Dominic Cummings, who stepped down as Johnson’s highest-profile aide in November, said in a witness statement that the Cabinet Office, the Department of Health and Social Care, Public Health England and the National Health Service were ill-equipped to communicate with citizens when the virus started spreading rapidly a year ago.

“They did not have the people or skills needed to undertake this type of public communications at speed,” he said in a witness statement released as part of a London lawsuit Monday. “Some of the first drafts of mass communication material were confusing and confusion clearly could have deadly consequences.”
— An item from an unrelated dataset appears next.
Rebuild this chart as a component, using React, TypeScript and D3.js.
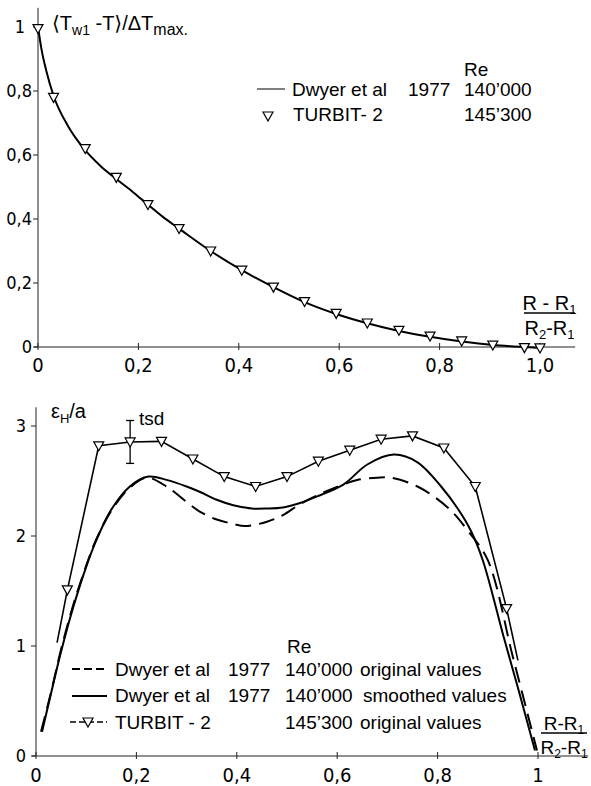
import * as d3 from 'd3';

// top panel: wall temperature profile
const topTurbitX = [0, 0.031, 0.094, 0.156, 0.219, 0.281, 0.344, 0.406, 0.469, 0.531, 0.594, 0.656, 0.719, 0.781, 0.844, 0.906, 0.969, 1.0];
const topTurbitY = [0.995, 0.78, 0.62, 0.53, 0.445, 0.37, 0.30, 0.24, 0.187, 0.142, 0.105, 0.075, 0.052, 0.034, 0.019, 0.006, -0.002, -0.003];
const topDwyerX = [0, 0.007, 0.017, 0.031, 0.06, 0.094, 0.125, 0.156, 0.19, 0.219, 0.25, 0.281, 0.344, 0.406, 0.469, 0.531, 0.594, 0.656, 0.719, 0.781, 0.844, 0.906, 0.969, 1.0];
const topDwyerY = [1.0, 0.93, 0.86, 0.785, 0.69, 0.615, 0.565, 0.525, 0.483, 0.445, 0.405, 0.37, 0.30, 0.24, 0.187, 0.14, 0.103, 0.074, 0.05, 0.032, 0.017, 0.006, 0.0, -0.003];
const topYTicks = [0, 0.2, 0.4, 0.6, 0.8, 1];
const topYLabels = ['0', '0,2', '0,4', '0,6', '0,8', '1'];
const topXTicks = [0, 0.2, 0.4, 0.6, 0.8, 1];
const topXLabels = ['0', '0,2', '0,4', '0,6', '0,8', '1,0'];

// bottom panel: eddy diffusivity
const botTurbitX = [0.0625, 0.125, 0.1875, 0.25, 0.3125, 0.375, 0.4375, 0.5, 0.5625, 0.625, 0.6875, 0.75, 0.8125, 0.875, 0.9375];
const botTurbitY = [1.51, 2.82, 2.855, 2.86, 2.70, 2.54, 2.45, 2.54, 2.68, 2.78, 2.88, 2.91, 2.80, 2.45, 1.34];
const botTurbitTailX = [0.042, 0.96];
const botTurbitTailY = [1.03, 0.87];
const smoothX = [0.012, 0.03, 0.05, 0.074, 0.1, 0.12, 0.15, 0.187, 0.224, 0.26, 0.3, 0.327, 0.36, 0.393, 0.43, 0.46, 0.492, 0.526, 0.56, 0.613, 0.66, 0.713, 0.76, 0.807, 0.84, 0.866, 0.89, 0.93, 0.96, 0.994];
const smoothY = [0.22, 0.57, 0.95, 1.35, 1.72, 1.96, 2.24, 2.45, 2.54, 2.51, 2.45, 2.40, 2.33, 2.28, 2.25, 2.25, 2.26, 2.30, 2.36, 2.47, 2.65, 2.74, 2.67, 2.45, 2.25, 2.05, 1.78, 1.11, 0.62, 0.05];
const origX = [0.01, 0.03, 0.05, 0.074, 0.1, 0.12, 0.15, 0.187, 0.22, 0.26, 0.3, 0.327, 0.36, 0.393, 0.416, 0.46, 0.492, 0.526, 0.56, 0.613, 0.64, 0.68, 0.707, 0.76, 0.82, 0.86, 0.9, 0.95, 0.998];
const origY = [0.22, 0.58, 0.97, 1.37, 1.73, 1.97, 2.23, 2.44, 2.53, 2.45, 2.31, 2.22, 2.15, 2.11, 2.09, 2.13, 2.19, 2.29, 2.37, 2.47, 2.51, 2.53, 2.53, 2.45, 2.26, 2.05, 1.78, 0.9, 0.05];
const tsdX = 0.1875;
const tsdRange = [2.66, 3.05];
const botYTicks = [0, 1, 2, 3];
const botYLabels = ['0', '1', '2', '3'];
const botXTicks = [0, 0.2, 0.4, 0.6, 0.8, 1];
const botXLabels = ['0', '0,2', '0,4', '0,6', '0,8', '1'];

const TXT = '"Liberation Sans", "DejaVu Sans", sans-serif';
const NUM = '"Liberation Sans Narrow", "DejaVu Sans Condensed", sans-serif';

const tri = (cx: number, cy: number) => `M${cx - 5},${cy - 4}L${cx + 5},${cy - 4}L${cx},${cy + 5}Z`;

function Fraction({ x, y, w, gap, size }: { x: number; y: number; w: number; gap: string; size: number }) {
  // (R-R1)/(R2-R1), y = fraction bar
  const sub = Math.round(size * 0.65);
  return (
    <g fontFamily={TXT} fontSize={size}>
      <text x={x + w / 2} y={y - 3} textAnchor="middle">
        {`R${gap}-${gap}R`}<tspan fontSize={sub} dy={4}>1</tspan>
      </text>
      <line x1={x} x2={x + w} y1={y} y2={y} stroke="#000" strokeWidth={1.5} />
      <text x={x + w / 2} y={y + size + 2} textAnchor="middle">
        R<tspan fontSize={sub} dy={4}>2</tspan>
        <tspan dy={-4}>-R</tspan>
        <tspan fontSize={sub} dy={4}>1</tspan>
      </text>
    </g>
  );
}

export default function App() {
  const xT = d3.scaleLinear().domain([0, 1]).range([38, 540]);
  const yT = d3.scaleLinear().domain([0, 1]).range([347, 27]);
  const xB = d3.scaleLinear().domain([0, 1]).range([36, 538]);
  const yB = d3.scaleLinear().domain([0, 3]).range([756, 426]);

  const topLine = d3.line<number>().x((_, i) => xT(topDwyerX[i])).y(d => yT(d)).curve(d3.curveMonotoneX);
  const smoothLine = d3.line<number>().x((_, i) => xB(smoothX[i])).y(d => yB(d)).curve(d3.curveCatmullRom.alpha(0.5));
  const origLine = d3.line<number>().x((_, i) => xB(origX[i])).y(d => yB(d)).curve(d3.curveCatmullRom.alpha(0.5));
  const turbitPts: [number, number][] = [
    [botTurbitTailX[0], botTurbitTailY[0]],
    ...botTurbitX.map((x, i) => [x, botTurbitY[i]] as [number, number]),
    [botTurbitTailX[1], botTurbitTailY[1]],
  ];
  const turbitLine = d3.line<[number, number]>().x(d => xB(d[0])).y(d => yB(d[1]));

  return (
    <svg width={591} height={786} style={{ position: 'absolute', left: 0, top: 0, background: '#fff' }}>
      {/* ---------- top panel ---------- */}
      <g stroke="#222" strokeWidth={1}>
        <line x1={xT(0)} x2={xT(0)} y1={yT(1.06)} y2={yT(0)} />
        <line x1={xT(0) - 4} x2={xT(1.07)} y1={yT(0)} y2={yT(0)} />
        {topYTicks.map(t => <line key={t} x1={xT(0) - 5} x2={xT(0)} y1={yT(t)} y2={yT(t)} />)}
        {topXTicks.map(t => <line key={t} x1={xT(t)} x2={xT(t)} y1={yT(0) - 4} y2={yT(0) + 3} />)}
      </g>
      <g fontFamily={NUM} fontSize={18} textAnchor="end">
        {topYTicks.map((t, i) => <text key={t} x={t === 1 ? 25 : 32} y={yT(t)} dy="0.36em">{topYLabels[i]}</text>)}
      </g>
      <g fontFamily={NUM} fontSize={20} textAnchor="middle">
        {topXTicks.map((t, i) => <text key={t} x={xT(t)} y={372}>{topXLabels[i]}</text>)}
      </g>
      <text x={52} y={30} fontFamily={TXT} fontSize={20}>
        ⟨T<tspan fontSize={14} dy={5}>w1</tspan><tspan dy={-5}> -T⟩/ΔT</tspan>
        <tspan fontSize={16} dy={5}>max.</tspan>
      </text>
      <Fraction x={524} y={313} w={51} gap=" " size={20} />

      <path d={topLine(topDwyerY) ?? ''} fill="none" stroke="#000" strokeWidth={2} />
      {topTurbitY.map((v, i) => (
        <path key={i} d={tri(xT(topTurbitX[i]), yT(v))} fill="#fff" stroke="#000" strokeWidth={1.2} />
      ))}

      <g fontFamily={TXT} fontSize={19}>
        <text x={464} y={76}>Re</text>
        <line x1={257} x2={285} y1={89} y2={89} stroke="#000" strokeWidth={1} />
        <text x={292} y={96}>Dwyer et al</text>
        <text x={408} y={96}>1977</text>
        <text x={464} y={96}>140’000</text>
        <path d={tri(268, 116)} fill="#fff" stroke="#000" strokeWidth={1.2} />
        <text x={293} y={121}>TURBIT- 2</text>
        <text x={464} y={121}>145’300</text>
      </g>

      {/* ---------- bottom panel ---------- */}
      <g stroke="#222" strokeWidth={1}>
        <line x1={xB(0)} x2={xB(0)} y1={yB(3.17)} y2={yB(0)} />
        <line x1={xB(0) - 4} x2={xB(1.1)} y1={yB(0)} y2={yB(0)} />
        {botYTicks.map(t => <line key={t} x1={xB(0) - 5} x2={xB(0)} y1={yB(t)} y2={yB(t)} />)}
        {botXTicks.map(t => <line key={t} x1={xB(t)} x2={xB(t)} y1={yB(0) - 4} y2={yB(0) + 3} />)}
      </g>
      <g fontFamily={NUM} fontSize={18} textAnchor="end">
        {botYTicks.map((t, i) => <text key={t} x={26} y={yB(t)} dy="0.36em">{botYLabels[i]}</text>)}
      </g>
      <g fontFamily={NUM} fontSize={20} textAnchor="middle">
        {botXTicks.map((t, i) => <text key={t} x={xB(t)} y={782}>{botXLabels[i]}</text>)}
      </g>
      <text x={51} y={418} fontFamily={TXT} fontSize={20}>
        ε<tspan fontSize={13} dy={5}>H</tspan><tspan dy={-5}>/a</tspan>
      </text>
      <Fraction x={541} y={733} w={46} gap="" size={19} />

      <path d={origLine(origY) ?? ''} fill="none" stroke="#000" strokeWidth={2} strokeDasharray="16,8" />
      <path d={smoothLine(smoothY) ?? ''} fill="none" stroke="#000" strokeWidth={2} />
      <path d={turbitLine(turbitPts) ?? ''} fill="none" stroke="#000" strokeWidth={1.6} />
      <g stroke="#000" strokeWidth={1.3}>
        <line x1={xB(tsdX)} x2={xB(tsdX)} y1={yB(tsdRange[0])} y2={yB(tsdRange[1])} />
        <line x1={xB(tsdX) - 4} x2={xB(tsdX) + 4} y1={yB(tsdRange[0])} y2={yB(tsdRange[0])} />
        <line x1={xB(tsdX) - 4} x2={xB(tsdX) + 4} y1={yB(tsdRange[1])} y2={yB(tsdRange[1])} />
      </g>
      <text x={139} y={425} fontFamily={TXT} fontSize={19}>tsd</text>
      {botTurbitY.map((v, i) => (
        <path key={i} d={tri(xB(botTurbitX[i]), yB(v))} fill="#fff" stroke="#000" strokeWidth={1.2} />
      ))}

      <g fontFamily={TXT} fontSize={19}>
        <text x={287} y={653}>Re</text>
        <line x1={72} x2={107} y1={669} y2={669} stroke="#000" strokeWidth={2} strokeDasharray="8,4" />
        <text x={115} y={676}>Dwyer et al</text>
        <text x={228} y={676}>1977</text>
        <text x={285} y={676}>140’000</text>
        <text x={360} y={676}>original values</text>
        <line x1={72} x2={107} y1={696} y2={696} stroke="#000" strokeWidth={2} />
        <text x={115} y={702}>Dwyer et al</text>
        <text x={228} y={702}>1977</text>
        <text x={285} y={702}>140’000</text>
        <text x={363} y={702}>smoothed values</text>
        <line x1={70} x2={107} y1={722} y2={722} stroke="#000" strokeWidth={1.3} strokeDasharray="6,3" />
        <path d={tri(88, 722)} fill="#fff" stroke="#000" strokeWidth={1.2} />
        <text x={115} y={729}>TURBIT - 2</text>
        <text x={285} y={729}>145’300</text>
        <text x={360} y={729}>original values</text>
      </g>
    </svg>
  );
}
The London lawsuit is challenging why the government awarded a contract worth more than 564,000 pounds ($785,000) contract to research firm Public First, the owners of which are friends with Cummings. Public-interest group, the Good Law Project, accuses the government of awarding the contract without any kind of procurement competition.

“It’s one thing to have a transparent competition where one or some of the decision-makers are familiar with the bidders, but it’s quite another to have a single decision-maker who is friends with the only company considered for the work,” said Jolyon Maugham, lawyer and director of the Good Law Project.

“We believe government has misled the public on how and why their money was spent in this contract,” he said.

Cummings told the court that “urgent help was needed to communicate effectively essential health messages to the public” and the government “was not doing it properly.”

The Cabinet Office didn’t immediately respond to a request for comment.